## start Given information

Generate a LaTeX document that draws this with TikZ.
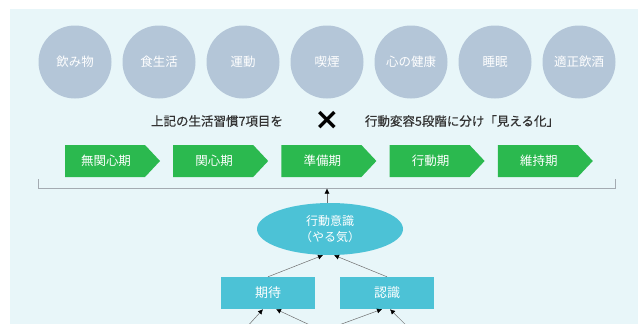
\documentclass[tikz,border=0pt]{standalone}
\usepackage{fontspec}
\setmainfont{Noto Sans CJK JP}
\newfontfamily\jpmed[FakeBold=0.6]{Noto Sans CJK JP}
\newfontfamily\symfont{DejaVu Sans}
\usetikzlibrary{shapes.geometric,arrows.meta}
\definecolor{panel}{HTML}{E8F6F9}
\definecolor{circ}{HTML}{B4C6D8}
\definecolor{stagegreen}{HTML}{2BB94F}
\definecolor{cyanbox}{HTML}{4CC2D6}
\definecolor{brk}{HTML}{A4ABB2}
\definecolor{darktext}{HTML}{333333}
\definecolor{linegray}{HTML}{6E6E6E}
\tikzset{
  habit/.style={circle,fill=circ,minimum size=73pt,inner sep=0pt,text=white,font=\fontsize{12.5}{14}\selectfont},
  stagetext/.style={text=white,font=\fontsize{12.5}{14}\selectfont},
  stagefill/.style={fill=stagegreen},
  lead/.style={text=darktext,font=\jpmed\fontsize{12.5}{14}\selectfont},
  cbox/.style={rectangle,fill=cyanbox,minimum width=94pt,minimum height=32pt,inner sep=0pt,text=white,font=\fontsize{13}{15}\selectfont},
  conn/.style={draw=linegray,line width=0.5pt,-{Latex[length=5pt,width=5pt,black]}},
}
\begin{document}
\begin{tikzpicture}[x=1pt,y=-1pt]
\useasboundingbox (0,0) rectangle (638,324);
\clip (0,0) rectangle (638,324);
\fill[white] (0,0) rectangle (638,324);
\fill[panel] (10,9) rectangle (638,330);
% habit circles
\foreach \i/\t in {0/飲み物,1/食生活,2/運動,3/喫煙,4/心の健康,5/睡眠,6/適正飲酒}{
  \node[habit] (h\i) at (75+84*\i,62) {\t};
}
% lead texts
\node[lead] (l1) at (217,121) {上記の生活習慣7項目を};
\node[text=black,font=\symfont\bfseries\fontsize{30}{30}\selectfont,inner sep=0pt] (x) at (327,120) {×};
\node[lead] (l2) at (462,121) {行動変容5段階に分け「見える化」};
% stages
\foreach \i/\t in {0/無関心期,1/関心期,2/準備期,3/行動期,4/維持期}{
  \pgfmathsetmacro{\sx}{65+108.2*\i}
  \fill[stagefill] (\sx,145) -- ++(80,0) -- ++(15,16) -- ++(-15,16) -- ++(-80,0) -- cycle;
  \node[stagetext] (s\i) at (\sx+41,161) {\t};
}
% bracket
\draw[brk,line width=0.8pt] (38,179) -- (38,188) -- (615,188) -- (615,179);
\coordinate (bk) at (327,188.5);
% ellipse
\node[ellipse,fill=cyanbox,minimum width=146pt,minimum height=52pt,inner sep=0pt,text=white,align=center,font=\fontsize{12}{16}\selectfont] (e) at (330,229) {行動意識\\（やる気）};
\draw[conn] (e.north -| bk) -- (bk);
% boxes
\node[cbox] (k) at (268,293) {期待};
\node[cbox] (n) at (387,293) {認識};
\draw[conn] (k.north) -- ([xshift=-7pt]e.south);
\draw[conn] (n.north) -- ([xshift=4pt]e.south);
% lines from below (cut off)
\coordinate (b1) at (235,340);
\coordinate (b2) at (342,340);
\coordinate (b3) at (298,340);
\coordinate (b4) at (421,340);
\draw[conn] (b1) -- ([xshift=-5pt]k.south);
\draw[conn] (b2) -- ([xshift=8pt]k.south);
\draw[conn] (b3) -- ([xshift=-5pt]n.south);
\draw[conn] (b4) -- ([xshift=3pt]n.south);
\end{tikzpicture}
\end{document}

## end Given information

[Brief]
Quote the data above in full, leaving out the pictures it holds.

[Solution]
Generate a LaTeX document that draws this with TikZ.
\documentclass[tikz,border=0pt]{standalone}
\usepackage{fontspec}
\setmainfont{Noto Sans CJK JP}
\newfontfamily\jpmed[FakeBold=0.6]{Noto Sans CJK JP}
\newfontfamily\symfont{DejaVu Sans}
\usetikzlibrary{shapes.geometric,arrows.meta}
\definecolor{panel}{HTML}{E8F6F9}
\definecolor{circ}{HTML}{B4C6D8}
\definecolor{stagegreen}{HTML}{2BB94F}
\definecolor{cyanbox}{HTML}{4CC2D6}
\definecolor{brk}{HTML}{A4ABB2}
\definecolor{darktext}{HTML}{333333}
\definecolor{linegray}{HTML}{6E6E6E}
\tikzset{
  habit/.style={circle,fill=circ,minimum size=73pt,inner sep=0pt,text=white,font=\fontsize{12.5}{14}\selectfont},
  stagetext/.style={text=white,font=\fontsize{12.5}{14}\selectfont},
  stagefill/.style={fill=stagegreen},
  lead/.style={text=darktext,font=\jpmed\fontsize{12.5}{14}\selectfont},
  cbox/.style={rectangle,fill=cyanbox,minimum width=94pt,minimum height=32pt,inner sep=0pt,text=white,font=\fontsize{13}{15}\selectfont},
  conn/.style={draw=linegray,line width=0.5pt,-{Latex[length=5pt,width=5pt,black]}},
}
\begin{document}
\begin{tikzpicture}[x=1pt,y=-1pt]
\useasboundingbox (0,0) rectangle (638,324);
\clip (0,0) rectangle (638,324);
\fill[white] (0,0) rectangle (638,324);
\fill[panel] (10,9) rectangle (638,330);
% habit circles
\foreach \i/\t in {0/飲み物,1/食生活,2/運動,3/喫煙,4/心の健康,5/睡眠,6/適正飲酒}{
  \node[habit] (h\i) at (75+84*\i,62) {\t};
}
% lead texts
\node[lead] (l1) at (217,121) {上記の生活習慣7項目を};
\node[text=black,font=\symfont\bfseries\fontsize{30}{30}\selectfont,inner sep=0pt] (x) at (327,120) {×};
\node[lead] (l2) at (462,121) {行動変容5段階に分け「見える化」};
% stages
\foreach \i/\t in {0/無関心期,1/関心期,2/準備期,3/行動期,4/維持期}{
  \pgfmathsetmacro{\sx}{65+108.2*\i}
  \fill[stagefill] (\sx,145) -- ++(80,0) -- ++(15,16) -- ++(-15,16) -- ++(-80,0) -- cycle;
  \node[stagetext] (s\i) at (\sx+41,161) {\t};
}
% bracket
\draw[brk,line width=0.8pt] (38,179) -- (38,188) -- (615,188) -- (615,179);
\coordinate (bk) at (327,188.5);
% ellipse
\node[ellipse,fill=cyanbox,minimum width=146pt,minimum height=52pt,inner sep=0pt,text=white,align=center,font=\fontsize{12}{16}\selectfont] (e) at (330,229) {行動意識\\（やる気）};
\draw[conn] (e.north -| bk) -- (bk);
% boxes
\node[cbox] (k) at (268,293) {期待};
\node[cbox] (n) at (387,293) {認識};
\draw[conn] (k.north) -- ([xshift=-7pt]e.south);
\draw[conn] (n.north) -- ([xshift=4pt]e.south);
% lines from below (cut off)
\coordinate (b1) at (235,340);
\coordinate (b2) at (342,340);
\coordinate (b3) at (298,340);
\coordinate (b4) at (421,340);
\draw[conn] (b1) -- ([xshift=-5pt]k.south);
\draw[conn] (b2) -- ([xshift=8pt]k.south);
\draw[conn] (b3) -- ([xshift=-5pt]n.south);
\draw[conn] (b4) -- ([xshift=3pt]n.south);
\end{tikzpicture}
\end{document}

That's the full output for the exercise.